Task goal: Starting at the first line of the listing below, retype each line up to and including the one that contains "const HW2Right= [0.32, 0.30, 0.33, 0.375, 0.38];". Leave pictures out.

Dataset extract:
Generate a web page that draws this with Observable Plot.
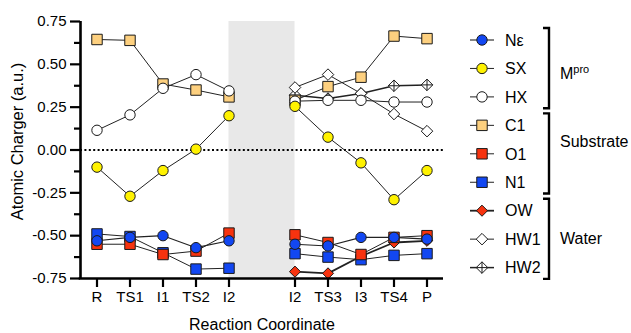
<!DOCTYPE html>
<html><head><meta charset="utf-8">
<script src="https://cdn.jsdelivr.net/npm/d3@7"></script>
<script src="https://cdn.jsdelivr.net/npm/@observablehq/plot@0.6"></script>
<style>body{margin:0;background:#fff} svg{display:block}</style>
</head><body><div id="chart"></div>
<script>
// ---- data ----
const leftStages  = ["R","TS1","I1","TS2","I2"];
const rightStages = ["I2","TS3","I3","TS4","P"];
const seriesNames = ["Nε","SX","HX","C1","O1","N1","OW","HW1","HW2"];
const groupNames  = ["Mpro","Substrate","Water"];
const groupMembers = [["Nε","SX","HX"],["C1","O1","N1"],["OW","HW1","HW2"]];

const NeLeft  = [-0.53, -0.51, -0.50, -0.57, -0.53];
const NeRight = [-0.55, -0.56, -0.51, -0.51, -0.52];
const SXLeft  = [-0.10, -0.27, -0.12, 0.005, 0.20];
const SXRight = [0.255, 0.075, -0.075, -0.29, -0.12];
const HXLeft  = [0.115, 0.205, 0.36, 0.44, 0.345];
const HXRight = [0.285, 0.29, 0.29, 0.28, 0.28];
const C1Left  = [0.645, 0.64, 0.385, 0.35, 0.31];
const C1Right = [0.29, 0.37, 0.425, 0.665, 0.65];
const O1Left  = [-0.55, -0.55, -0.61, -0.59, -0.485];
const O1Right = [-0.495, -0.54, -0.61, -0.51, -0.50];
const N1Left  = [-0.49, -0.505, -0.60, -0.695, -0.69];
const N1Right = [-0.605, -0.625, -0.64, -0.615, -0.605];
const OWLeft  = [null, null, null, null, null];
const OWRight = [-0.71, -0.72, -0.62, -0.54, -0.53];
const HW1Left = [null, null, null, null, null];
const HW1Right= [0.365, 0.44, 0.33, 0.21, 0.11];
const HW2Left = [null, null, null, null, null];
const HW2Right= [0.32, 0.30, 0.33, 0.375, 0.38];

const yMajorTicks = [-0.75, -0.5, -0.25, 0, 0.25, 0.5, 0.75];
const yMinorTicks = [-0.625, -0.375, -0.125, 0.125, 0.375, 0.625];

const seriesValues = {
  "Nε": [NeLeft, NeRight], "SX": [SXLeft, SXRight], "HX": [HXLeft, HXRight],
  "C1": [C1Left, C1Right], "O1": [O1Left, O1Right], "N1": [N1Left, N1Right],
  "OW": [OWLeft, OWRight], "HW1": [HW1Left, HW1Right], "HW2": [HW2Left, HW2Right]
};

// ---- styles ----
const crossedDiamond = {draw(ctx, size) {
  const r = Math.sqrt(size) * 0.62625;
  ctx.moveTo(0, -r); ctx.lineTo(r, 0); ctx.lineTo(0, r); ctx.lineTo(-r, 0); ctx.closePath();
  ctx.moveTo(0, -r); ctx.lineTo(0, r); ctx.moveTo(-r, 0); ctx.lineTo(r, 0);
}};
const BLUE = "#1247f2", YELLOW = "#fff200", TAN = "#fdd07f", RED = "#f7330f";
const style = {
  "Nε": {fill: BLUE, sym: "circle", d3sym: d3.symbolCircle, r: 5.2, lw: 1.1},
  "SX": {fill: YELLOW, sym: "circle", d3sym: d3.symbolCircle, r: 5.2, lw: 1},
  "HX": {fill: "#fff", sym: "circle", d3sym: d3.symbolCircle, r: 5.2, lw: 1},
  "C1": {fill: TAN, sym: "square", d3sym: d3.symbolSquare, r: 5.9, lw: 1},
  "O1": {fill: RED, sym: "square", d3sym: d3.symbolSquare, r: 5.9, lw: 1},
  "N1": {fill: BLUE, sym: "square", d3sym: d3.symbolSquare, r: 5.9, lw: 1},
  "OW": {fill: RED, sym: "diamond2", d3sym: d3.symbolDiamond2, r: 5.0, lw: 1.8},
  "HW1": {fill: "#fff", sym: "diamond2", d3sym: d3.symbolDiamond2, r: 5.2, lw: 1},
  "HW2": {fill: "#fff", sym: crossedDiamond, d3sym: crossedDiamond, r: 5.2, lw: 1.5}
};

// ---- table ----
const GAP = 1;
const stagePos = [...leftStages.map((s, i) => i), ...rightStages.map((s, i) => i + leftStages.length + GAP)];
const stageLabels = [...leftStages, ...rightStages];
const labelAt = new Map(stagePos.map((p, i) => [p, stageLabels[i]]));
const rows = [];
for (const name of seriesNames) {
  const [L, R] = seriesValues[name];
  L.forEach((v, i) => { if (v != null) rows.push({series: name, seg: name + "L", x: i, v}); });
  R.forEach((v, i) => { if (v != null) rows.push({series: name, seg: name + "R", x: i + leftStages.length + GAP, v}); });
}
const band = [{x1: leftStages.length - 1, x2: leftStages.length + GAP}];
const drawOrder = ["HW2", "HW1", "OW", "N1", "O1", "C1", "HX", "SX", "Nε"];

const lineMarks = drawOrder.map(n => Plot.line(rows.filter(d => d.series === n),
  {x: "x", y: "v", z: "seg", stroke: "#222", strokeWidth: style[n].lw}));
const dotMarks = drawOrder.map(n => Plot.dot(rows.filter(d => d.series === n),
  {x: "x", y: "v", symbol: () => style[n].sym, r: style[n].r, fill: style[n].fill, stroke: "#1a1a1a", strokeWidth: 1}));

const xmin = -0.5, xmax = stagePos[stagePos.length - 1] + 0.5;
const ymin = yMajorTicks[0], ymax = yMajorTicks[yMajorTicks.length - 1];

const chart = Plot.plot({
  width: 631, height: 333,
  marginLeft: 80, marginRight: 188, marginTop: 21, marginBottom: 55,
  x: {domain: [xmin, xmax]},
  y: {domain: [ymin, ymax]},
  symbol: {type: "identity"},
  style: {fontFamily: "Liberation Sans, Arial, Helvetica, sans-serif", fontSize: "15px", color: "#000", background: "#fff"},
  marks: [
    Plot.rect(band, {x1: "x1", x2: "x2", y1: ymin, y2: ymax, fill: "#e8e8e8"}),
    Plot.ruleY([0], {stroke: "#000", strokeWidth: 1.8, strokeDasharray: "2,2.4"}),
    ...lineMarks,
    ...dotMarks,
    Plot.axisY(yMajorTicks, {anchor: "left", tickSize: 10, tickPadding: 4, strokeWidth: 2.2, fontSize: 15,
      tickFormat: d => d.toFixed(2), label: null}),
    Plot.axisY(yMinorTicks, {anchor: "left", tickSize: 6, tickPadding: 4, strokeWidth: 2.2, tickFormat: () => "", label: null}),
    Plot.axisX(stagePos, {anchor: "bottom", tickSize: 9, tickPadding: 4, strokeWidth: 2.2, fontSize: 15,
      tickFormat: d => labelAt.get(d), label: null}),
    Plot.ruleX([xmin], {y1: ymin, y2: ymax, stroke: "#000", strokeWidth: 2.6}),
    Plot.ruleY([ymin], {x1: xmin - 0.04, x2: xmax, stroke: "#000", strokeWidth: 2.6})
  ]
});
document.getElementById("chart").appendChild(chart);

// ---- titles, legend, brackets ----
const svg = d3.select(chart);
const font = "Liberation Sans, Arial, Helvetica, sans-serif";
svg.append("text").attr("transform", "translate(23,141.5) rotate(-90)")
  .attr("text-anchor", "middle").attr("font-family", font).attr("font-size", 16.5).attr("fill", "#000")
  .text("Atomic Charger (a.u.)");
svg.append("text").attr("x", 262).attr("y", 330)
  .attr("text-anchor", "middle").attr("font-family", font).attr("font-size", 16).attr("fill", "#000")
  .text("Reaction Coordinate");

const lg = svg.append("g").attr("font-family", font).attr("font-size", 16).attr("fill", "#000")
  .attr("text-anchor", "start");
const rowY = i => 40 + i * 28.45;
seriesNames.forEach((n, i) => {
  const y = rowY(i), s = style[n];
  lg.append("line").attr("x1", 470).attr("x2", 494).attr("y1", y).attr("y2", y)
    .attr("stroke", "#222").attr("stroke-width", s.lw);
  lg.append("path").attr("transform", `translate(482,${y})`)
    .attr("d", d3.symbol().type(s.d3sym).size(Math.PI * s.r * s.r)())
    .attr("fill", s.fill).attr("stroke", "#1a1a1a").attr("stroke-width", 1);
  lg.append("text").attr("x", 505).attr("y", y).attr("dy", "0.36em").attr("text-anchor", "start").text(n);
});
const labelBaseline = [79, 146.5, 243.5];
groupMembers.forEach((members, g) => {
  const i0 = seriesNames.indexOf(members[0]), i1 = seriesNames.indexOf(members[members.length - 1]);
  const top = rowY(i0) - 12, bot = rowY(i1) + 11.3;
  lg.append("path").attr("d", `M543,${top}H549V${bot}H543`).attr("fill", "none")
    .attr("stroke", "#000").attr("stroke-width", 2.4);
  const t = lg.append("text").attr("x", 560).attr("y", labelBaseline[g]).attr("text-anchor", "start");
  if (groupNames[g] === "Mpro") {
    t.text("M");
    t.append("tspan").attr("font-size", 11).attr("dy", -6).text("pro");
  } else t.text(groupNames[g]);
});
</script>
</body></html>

Task result:
Generate a web page that draws this with Observable Plot.
<!DOCTYPE html>
<html><head><meta charset="utf-8">
<script src="https://cdn.jsdelivr.net/npm/d3@7"></script>
<script src="https://cdn.jsdelivr.net/npm/@observablehq/plot@0.6"></script>
<style>body{margin:0;background:#fff} svg{display:block}</style>
</head><body><div id="chart"></div>
<script>
// ---- data ----
const leftStages  = ["R","TS1","I1","TS2","I2"];
const rightStages = ["I2","TS3","I3","TS4","P"];
const seriesNames = ["Nε","SX","HX","C1","O1","N1","OW","HW1","HW2"];
const groupNames  = ["Mpro","Substrate","Water"];
const groupMembers = [["Nε","SX","HX"],["C1","O1","N1"],["OW","HW1","HW2"]];

const NeLeft  = [-0.53, -0.51, -0.50, -0.57, -0.53];
const NeRight = [-0.55, -0.56, -0.51, -0.51, -0.52];
const SXLeft  = [-0.10, -0.27, -0.12, 0.005, 0.20];
const SXRight = [0.255, 0.075, -0.075, -0.29, -0.12];
const HXLeft  = [0.115, 0.205, 0.36, 0.44, 0.345];
const HXRight = [0.285, 0.29, 0.29, 0.28, 0.28];
const C1Left  = [0.645, 0.64, 0.385, 0.35, 0.31];
const C1Right = [0.29, 0.37, 0.425, 0.665, 0.65];
const O1Left  = [-0.55, -0.55, -0.61, -0.59, -0.485];
const O1Right = [-0.495, -0.54, -0.61, -0.51, -0.50];
const N1Left  = [-0.49, -0.505, -0.60, -0.695, -0.69];
const N1Right = [-0.605, -0.625, -0.64, -0.615, -0.605];
const OWLeft  = [null, null, null, null, null];
const OWRight = [-0.71, -0.72, -0.62, -0.54, -0.53];
const HW1Left = [null, null, null, null, null];
const HW1Right= [0.365, 0.44, 0.33, 0.21, 0.11];
const HW2Left = [null, null, null, null, null];
const HW2Right= [0.32, 0.30, 0.33, 0.375, 0.38];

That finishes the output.